**THE EXERCISE:** Sift the listing for lines that hold the string "with" and pull them out.

**DATASET SECTION:**
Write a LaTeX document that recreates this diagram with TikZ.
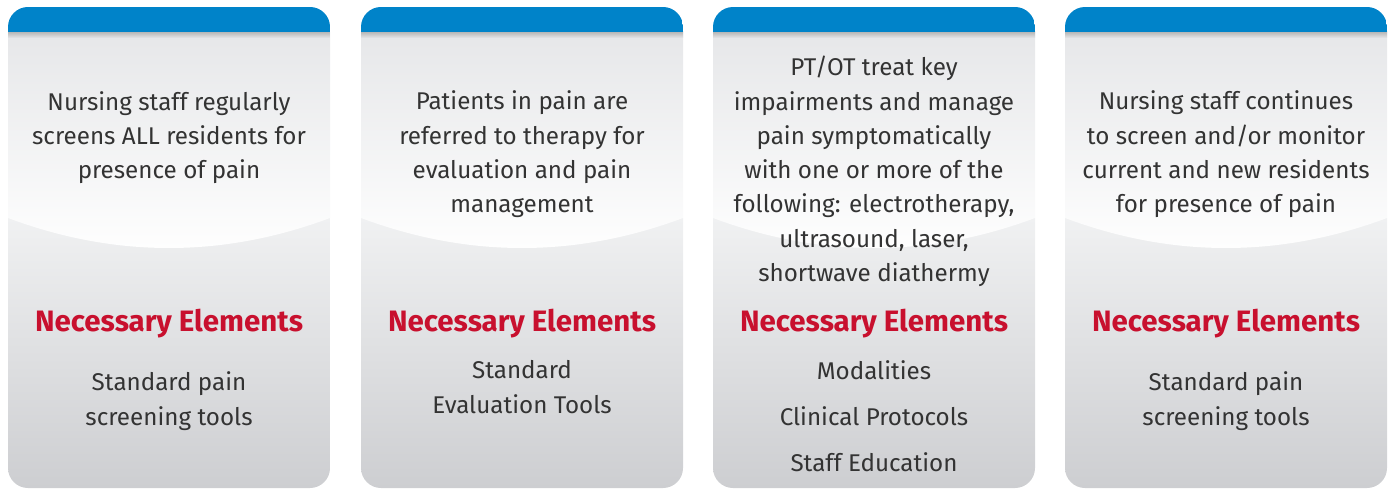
\documentclass[tikz,border=0pt]{standalone}
\usepackage{fontspec}
\setmainfont{Fira Sans}
\usepackage{tikz}
\usepackage{xcolor}

\definecolor{bandblue}{HTML}{0083C9}
\definecolor{elemred}{HTML}{C8102E}
\definecolor{bodytext}{HTML}{333333}
\definecolor{cardtop}{HTML}{E6E7E9}
\definecolor{cardmid}{HTML}{F0F1F2}
\definecolor{cardbot}{HTML}{CDCED1}

\begin{document}
\begin{tikzpicture}[x=1pt,y=-1pt]
        % Styles
        \tikzset{
          desc/.style={
            align=center,
            text=bodytext,
            font=\fontsize{24.2}{34.3}\selectfont,
            inner sep=0pt
          },
          elemhead/.style={
            text=elemred,
            font=\fontsize{29.5}{30}\selectfont\bfseries,
            inner sep=0pt
          },
          elem/.style={
            align=center,
            text=bodytext,
            font=\fontsize{24.2}{34.3}\selectfont,
            inner sep=0pt
          }
        }

        \useasboundingbox (0,0) rectangle (1394,489);

        % card backgrounds
        \foreach \x in {8,361,713,1065}{
          \begin{scope}
            \clip[rounded corners=20pt] (\x,7) rectangle ++(322,481);
            \shade[top color=cardmid, bottom color=cardbot]
              (\x,218) rectangle ++(322,270);
            \shade[top color=cardtop, bottom color=white]
              (\x,32) -- ({\x+322},32) -- ({\x+322},218)
              .. controls ({\x+215},258) and ({\x+107},258) .. (\x,218) -- cycle;
            % shadow under the band
            \shade[top color=black!28, bottom color=cardtop]
              (\x,32) rectangle ++(322,6);
            \fill[bandblue] (\x,7) rectangle ++(322,25);
          \end{scope}
        }

        % upper texts
        \node[desc] (desc1) at (169,137.5) {Nursing staff regularly\\ screens ALL residents for\\ presence of pain};
        \node[desc] (desc2) at (522,154.5) {Patients in pain are\\ referred to therapy for\\ evaluation and pain\\ management};
        \node[desc] (desc3) at (874,171.5) {PT/OT treat key\\ impairments and manage\\ pain symptomatically\\ with one or more of the\\ following: electrotherapy,\\ ultrasound, laser,\\ shortwave diathermy};
        \node[desc] (desc4) at (1226,154.5) {Nursing staff continues\\ to screen and/or monitor\\ current and new residents\\ for presence of pain};

        % headings
        \node[elemhead] (head1) at (169,323.5) {Necessary Elements};
        \node[elemhead] (head2) at (522,323.5) {Necessary Elements};
        \node[elemhead] (head3) at (874,323.5) {Necessary Elements};
        \node[elemhead] (head4) at (1226,323.5) {Necessary Elements};

        % element lists
        \node[elem] (elem1) at (169,401) {Standard pain\\ screening tools};
        \node[elem] (elem2) at (522,387) {Standard\\ Evaluation Tools};
        \node[elem, font=\fontsize{24.2}{46}\selectfont] (elem3) at (874,416) {Modalities\\ Clinical Protocols\\ Staff Education};
        \node[elem] (elem4) at (1226,401) {Standard pain\\ screening tools};
\end{tikzpicture}
\end{document}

**WORKED SOLUTION:**
Write a LaTeX document that recreates this diagram with TikZ.
        \node[desc] (desc3) at (874,171.5) {PT/OT treat key\\ impairments and manage\\ pain symptomatically\\ with one or more of the\\ following: electrotherapy,\\ ultrasound, laser,\\ shortwave diathermy};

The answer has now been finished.